I find his arguments compelling and think they go a long way to try convince adherents of religions who would fanatically obey God, to reconsider their position. What the Divine Command Theory attempts to do is to get the follower or adherent to think past the sale. If some human who claims to speak or write for God, can convince others that it is immoral to violate God's command, then that human wields great power.
Perhaps a more powerful way to prove the Divine Command Theory is false is to begin by talking about the existence of God, and how God communicates. Exploring these two premises might lead to a more fruitful discussion. For example, if people cannot agree on the existence of God nor in God's manner of communicating, then how could universal morals (morals which all ought to adhere to) be communicated to humans? In some regard or sense, most people learn of a concept of God through other people. How can we know and trust what other people say to us and how could people be convinced independently? Until these premises are resolved, it is difficult to accept the conclusions.
In addition to the above, another question is raised for those people who disagree with the Divine Command Theory, yet still obey the morals which are supposedly dispensed by God! As one author put it, "they do not know or cannot reasonably be expected to know what God has commanded. The result is that, if the DCT is true, then for this class of moral agents, moral obligations no longer exist. It is, however, wrong to suppose that reasonable nonbelievers have no moral obligations" (Danaher 383).
However, Darwall's approach opens the conversation to at least allow a dialogue to occur. He grants the first two premises in order to open the door for trying to convince people of the logical shortfalls of the Divine Command Theory.
Perhaps the most significant ramification of Darwall's arguments is: if God is not the moral authority, then how do humans know what is moral and what is not? He quotes The Brothers Karamazov, "If God does not exist, then anything is permitted" (Darwall). For those people who perhaps once believed in The Divine Command Theory and now are persuaded this argument is false, they must reform their reason for why they ought to be moral or they may even have to reconstitute their moral framework to define for themselves what is moral and immoral. This can be difficult work and may lead many to disastrous life decisions. Is a moral life about pursuing the most pleasure?
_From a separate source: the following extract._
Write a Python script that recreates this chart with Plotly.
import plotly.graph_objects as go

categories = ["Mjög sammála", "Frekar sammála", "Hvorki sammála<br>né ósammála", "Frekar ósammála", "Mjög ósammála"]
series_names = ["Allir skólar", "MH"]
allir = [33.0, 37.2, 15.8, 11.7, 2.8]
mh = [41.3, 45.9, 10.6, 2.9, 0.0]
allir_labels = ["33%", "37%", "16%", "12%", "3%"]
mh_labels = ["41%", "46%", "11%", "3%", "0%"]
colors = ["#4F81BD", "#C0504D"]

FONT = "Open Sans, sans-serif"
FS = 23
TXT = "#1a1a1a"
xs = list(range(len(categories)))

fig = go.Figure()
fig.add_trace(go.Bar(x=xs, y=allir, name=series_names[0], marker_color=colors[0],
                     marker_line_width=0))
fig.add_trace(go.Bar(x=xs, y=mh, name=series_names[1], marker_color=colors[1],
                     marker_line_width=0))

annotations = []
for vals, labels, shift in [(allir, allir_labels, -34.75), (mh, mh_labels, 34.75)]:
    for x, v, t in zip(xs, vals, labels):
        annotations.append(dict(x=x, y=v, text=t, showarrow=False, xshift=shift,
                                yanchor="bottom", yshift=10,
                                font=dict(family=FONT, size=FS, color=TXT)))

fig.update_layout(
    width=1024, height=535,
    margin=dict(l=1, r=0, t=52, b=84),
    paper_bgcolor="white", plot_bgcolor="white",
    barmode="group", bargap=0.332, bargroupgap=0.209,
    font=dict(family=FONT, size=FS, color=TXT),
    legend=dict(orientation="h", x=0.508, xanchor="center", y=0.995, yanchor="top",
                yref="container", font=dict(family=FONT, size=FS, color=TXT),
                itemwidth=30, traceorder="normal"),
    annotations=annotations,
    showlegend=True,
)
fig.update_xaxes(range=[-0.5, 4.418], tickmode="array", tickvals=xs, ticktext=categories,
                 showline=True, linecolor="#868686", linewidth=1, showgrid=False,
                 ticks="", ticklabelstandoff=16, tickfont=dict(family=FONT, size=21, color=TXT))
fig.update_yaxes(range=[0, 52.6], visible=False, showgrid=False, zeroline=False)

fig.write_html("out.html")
Is it about pursuing the greatest good for the greatest number of people? This may be the first question and ramification of Darwall's argument: what is an individual's "why" for living. Answering that may lead to what their moral framework ought to be.
For my own part, having left a religion that adhere to The Divine Command Theory (Mormonism), I have since turned to virtue ethics and in particular, Stoicism. While Stoicism is based in the belief of a rational, pantheistic God, it also claims that self-physical, self-moral and social preservation drive the reasons for acting morally. This desire for self-preservation was called by the Greeks "oikeiōsis." A UC Berkley professor summarized this moral framework as, "While the self-regarding inclination of personal oikeiōsis is used to explain how human beings can progress morally and reach their goal, happiness, by caring for themselves, the other-regarding inclination of social oikeiōsis is used to explain how they can form a community and promote justice by caring for others" (Margin). Acting with moral courage, justice, discipline and wisdom lead the individual to a self-preserving and moral life without the need to reference a divine command.
Danaher, John. "In Defence of the Epistemological Objection to Divine Command Theory." Sophia, vol. 58, no. 3, 2019, pp. 381-400. ProQuest, https://www.proquest.com/scholarly-journals/defence-epistemological-objection-divine-command/docview/2289964083/se-2?accountid=8289, doi:http://dx.doi.org/10.1007/s11841-017-0622-9.
Darwall, Stephen. “PHILOSOPHY - Religion: God and Morality, Part 1.” Www.youtube.com, 3 June 2013, www.youtube.com/watch?v=lmhiibdwznQ&ab_channel=WirelessPhilosophy. Accessed 15 Feb. 2022.